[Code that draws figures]
————————
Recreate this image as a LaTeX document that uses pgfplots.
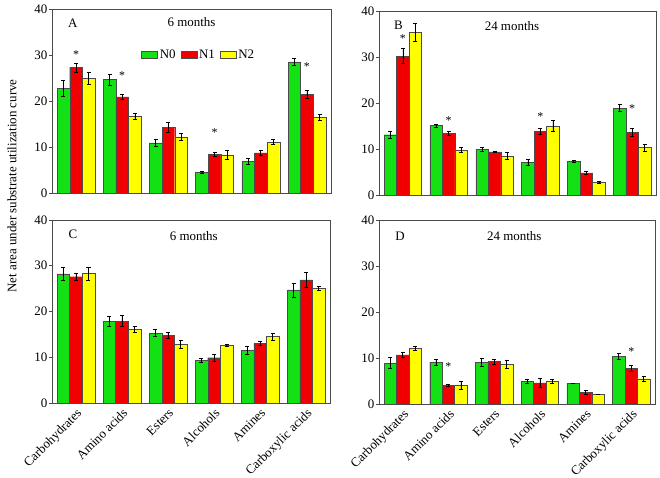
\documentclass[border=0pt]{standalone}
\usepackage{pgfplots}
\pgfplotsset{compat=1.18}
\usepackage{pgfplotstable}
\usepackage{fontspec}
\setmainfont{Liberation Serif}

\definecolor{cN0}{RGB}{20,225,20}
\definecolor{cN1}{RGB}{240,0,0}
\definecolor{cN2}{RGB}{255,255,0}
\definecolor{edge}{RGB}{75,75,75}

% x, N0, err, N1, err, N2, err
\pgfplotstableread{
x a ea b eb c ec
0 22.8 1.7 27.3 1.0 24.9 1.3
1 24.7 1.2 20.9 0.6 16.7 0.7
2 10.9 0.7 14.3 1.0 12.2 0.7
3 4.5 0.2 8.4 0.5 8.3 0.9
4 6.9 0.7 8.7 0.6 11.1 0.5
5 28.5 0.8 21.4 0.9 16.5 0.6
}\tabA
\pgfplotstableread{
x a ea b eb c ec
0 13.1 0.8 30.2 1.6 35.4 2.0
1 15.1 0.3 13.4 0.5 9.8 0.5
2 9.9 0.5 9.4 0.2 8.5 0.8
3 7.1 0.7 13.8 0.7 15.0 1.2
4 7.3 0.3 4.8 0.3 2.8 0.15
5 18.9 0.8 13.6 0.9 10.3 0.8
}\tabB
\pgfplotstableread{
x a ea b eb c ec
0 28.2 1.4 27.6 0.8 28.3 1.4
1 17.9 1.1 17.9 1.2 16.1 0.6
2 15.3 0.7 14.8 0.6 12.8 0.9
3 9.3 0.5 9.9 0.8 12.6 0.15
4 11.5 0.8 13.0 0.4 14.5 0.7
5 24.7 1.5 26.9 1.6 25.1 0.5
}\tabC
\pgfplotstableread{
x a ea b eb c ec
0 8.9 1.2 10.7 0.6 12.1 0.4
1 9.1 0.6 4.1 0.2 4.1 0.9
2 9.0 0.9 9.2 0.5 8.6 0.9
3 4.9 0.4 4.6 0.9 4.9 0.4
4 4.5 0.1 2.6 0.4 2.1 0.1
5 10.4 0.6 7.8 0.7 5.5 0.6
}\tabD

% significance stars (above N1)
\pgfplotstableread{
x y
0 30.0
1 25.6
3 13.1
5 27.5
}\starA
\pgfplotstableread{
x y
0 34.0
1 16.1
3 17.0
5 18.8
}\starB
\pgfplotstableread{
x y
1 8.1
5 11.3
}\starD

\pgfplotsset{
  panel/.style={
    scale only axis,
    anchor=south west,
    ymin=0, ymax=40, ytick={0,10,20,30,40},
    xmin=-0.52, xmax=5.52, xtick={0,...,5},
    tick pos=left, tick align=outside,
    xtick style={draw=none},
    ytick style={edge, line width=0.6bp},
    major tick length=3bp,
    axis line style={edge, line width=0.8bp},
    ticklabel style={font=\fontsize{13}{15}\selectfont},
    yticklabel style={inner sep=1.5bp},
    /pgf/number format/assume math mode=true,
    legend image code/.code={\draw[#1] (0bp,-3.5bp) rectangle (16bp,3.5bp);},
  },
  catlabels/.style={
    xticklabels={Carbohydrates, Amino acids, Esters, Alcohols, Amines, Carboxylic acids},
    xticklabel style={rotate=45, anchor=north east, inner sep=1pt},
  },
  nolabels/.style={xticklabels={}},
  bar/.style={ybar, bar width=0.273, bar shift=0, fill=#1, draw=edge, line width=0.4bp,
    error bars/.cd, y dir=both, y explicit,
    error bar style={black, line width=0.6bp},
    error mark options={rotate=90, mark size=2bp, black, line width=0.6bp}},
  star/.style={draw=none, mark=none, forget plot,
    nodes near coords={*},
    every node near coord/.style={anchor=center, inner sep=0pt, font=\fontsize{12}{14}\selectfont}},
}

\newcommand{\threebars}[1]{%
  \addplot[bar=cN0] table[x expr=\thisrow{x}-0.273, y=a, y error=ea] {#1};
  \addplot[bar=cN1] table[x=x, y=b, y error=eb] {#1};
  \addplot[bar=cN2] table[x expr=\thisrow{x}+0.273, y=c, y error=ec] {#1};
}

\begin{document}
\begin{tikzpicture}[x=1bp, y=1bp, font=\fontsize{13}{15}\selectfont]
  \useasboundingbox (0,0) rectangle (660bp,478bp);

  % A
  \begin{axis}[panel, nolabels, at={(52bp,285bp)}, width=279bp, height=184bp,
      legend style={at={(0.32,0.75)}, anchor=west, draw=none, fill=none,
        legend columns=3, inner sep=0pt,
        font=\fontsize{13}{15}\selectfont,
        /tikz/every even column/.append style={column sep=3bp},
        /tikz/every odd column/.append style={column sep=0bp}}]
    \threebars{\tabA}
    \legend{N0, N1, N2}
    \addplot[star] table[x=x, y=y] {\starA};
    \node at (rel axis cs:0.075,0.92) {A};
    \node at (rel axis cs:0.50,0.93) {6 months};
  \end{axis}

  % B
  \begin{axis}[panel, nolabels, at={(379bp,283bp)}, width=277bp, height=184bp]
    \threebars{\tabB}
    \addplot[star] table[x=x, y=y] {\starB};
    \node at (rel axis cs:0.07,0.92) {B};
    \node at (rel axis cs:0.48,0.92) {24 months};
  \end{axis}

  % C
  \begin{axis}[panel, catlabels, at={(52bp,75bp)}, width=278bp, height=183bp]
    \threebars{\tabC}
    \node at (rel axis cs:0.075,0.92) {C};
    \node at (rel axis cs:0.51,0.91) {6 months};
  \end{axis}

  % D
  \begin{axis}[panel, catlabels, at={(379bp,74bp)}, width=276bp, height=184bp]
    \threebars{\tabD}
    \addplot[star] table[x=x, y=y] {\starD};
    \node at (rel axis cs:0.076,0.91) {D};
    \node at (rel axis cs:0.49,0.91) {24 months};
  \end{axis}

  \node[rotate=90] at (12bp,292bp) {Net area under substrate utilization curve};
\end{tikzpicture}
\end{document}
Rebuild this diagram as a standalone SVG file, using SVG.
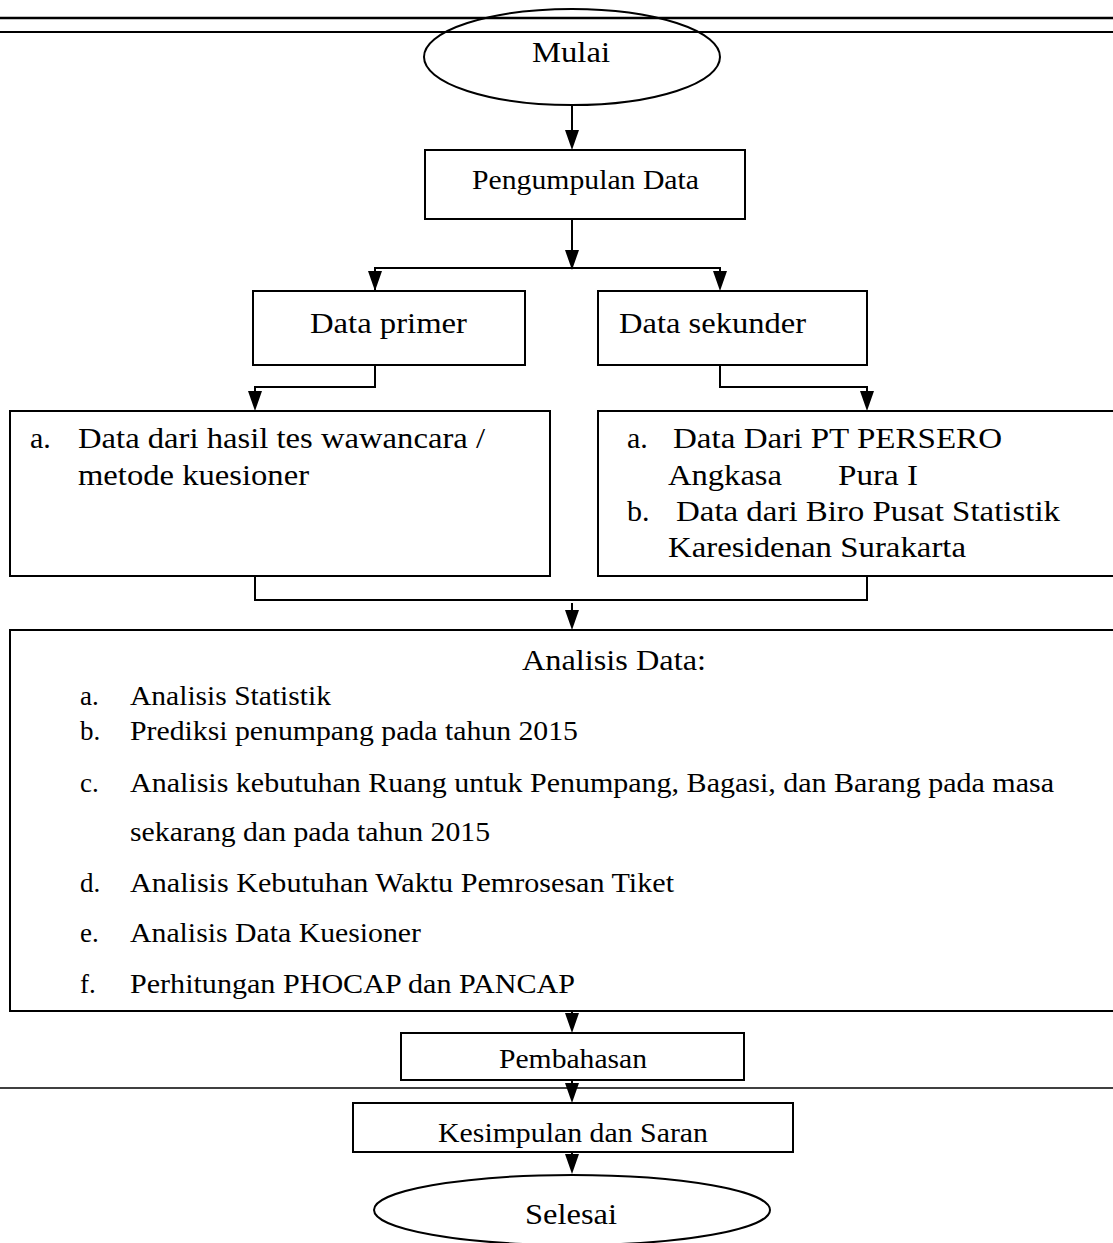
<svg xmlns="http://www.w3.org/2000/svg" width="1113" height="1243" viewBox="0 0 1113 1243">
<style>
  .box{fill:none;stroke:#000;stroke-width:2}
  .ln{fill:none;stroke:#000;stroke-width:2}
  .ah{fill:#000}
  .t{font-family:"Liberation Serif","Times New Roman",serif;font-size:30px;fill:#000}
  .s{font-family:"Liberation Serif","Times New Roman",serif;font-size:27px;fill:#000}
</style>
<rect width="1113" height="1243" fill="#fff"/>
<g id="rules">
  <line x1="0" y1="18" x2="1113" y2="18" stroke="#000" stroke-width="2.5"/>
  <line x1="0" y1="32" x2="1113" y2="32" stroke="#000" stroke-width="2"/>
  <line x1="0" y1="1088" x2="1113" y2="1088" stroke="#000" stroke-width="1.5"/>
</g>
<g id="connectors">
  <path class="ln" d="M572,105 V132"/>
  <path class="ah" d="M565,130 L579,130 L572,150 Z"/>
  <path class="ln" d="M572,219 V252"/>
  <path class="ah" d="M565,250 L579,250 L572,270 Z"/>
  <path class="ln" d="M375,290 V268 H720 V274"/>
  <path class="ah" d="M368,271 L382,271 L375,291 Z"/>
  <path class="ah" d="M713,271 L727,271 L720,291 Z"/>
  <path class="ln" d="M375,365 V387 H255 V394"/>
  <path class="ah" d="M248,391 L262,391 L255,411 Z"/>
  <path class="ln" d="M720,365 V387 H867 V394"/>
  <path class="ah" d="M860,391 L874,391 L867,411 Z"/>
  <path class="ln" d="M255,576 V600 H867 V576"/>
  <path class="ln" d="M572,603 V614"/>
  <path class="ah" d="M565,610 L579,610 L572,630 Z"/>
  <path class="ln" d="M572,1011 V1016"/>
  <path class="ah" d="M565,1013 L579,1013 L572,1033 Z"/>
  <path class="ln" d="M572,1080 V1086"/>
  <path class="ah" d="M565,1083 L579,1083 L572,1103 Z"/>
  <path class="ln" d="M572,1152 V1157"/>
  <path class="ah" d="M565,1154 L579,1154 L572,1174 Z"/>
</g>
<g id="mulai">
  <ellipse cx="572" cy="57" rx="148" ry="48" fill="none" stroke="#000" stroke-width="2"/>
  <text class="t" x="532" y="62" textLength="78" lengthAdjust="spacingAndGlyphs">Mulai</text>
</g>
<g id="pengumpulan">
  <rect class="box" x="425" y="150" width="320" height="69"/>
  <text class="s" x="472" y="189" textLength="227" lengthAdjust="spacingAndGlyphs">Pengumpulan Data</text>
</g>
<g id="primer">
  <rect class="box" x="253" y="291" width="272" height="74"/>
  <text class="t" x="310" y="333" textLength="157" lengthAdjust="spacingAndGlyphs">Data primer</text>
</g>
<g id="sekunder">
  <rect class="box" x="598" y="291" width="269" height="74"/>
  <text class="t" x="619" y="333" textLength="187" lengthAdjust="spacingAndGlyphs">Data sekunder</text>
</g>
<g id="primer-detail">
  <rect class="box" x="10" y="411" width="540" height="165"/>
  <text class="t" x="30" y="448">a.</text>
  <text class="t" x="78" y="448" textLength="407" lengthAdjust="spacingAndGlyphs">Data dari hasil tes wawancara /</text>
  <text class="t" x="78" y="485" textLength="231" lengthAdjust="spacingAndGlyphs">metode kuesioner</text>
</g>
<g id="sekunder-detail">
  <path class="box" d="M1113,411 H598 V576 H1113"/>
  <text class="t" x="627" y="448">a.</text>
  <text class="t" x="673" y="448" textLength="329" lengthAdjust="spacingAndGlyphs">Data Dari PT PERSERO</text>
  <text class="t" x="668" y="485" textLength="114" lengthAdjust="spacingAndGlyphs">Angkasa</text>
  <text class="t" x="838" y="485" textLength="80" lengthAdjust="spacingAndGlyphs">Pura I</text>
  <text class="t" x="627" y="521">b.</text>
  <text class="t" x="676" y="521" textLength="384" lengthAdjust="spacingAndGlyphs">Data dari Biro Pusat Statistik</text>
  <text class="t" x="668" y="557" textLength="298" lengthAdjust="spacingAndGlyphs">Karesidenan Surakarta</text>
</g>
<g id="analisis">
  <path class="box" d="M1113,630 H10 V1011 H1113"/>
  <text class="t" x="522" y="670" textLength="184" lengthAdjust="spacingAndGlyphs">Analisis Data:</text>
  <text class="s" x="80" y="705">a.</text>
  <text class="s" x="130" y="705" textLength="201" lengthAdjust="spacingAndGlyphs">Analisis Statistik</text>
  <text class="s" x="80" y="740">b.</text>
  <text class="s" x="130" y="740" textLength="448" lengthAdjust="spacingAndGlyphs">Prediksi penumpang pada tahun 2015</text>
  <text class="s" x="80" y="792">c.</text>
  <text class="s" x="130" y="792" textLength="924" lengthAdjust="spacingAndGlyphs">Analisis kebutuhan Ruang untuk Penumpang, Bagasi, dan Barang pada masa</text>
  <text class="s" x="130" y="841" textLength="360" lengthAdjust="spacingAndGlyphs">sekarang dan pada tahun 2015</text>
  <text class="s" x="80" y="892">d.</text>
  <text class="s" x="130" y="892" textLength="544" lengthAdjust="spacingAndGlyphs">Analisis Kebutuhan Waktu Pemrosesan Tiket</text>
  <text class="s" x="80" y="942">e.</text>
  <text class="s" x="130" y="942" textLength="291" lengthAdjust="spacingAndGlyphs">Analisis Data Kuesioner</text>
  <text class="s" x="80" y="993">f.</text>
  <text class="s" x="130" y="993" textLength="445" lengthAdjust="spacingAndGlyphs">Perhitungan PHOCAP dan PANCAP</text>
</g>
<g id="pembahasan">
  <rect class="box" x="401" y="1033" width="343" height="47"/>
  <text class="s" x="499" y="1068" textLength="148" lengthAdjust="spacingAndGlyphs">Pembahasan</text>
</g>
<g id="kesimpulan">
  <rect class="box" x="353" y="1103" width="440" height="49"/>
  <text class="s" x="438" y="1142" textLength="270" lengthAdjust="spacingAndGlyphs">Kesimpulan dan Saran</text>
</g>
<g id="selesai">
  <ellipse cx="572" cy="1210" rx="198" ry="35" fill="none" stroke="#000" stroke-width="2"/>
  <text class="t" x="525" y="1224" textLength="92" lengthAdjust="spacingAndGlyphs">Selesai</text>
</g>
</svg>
————————
▸ **WHAT YOU WILL DO**:
Extract lines where the string "image" occurs.

▸ **FINAL RESULT**:
Recreate this image as a LaTeX document that uses pgfplots.
    legend image code/.code={\draw[#1] (0bp,-3.5bp) rectangle (16bp,3.5bp);},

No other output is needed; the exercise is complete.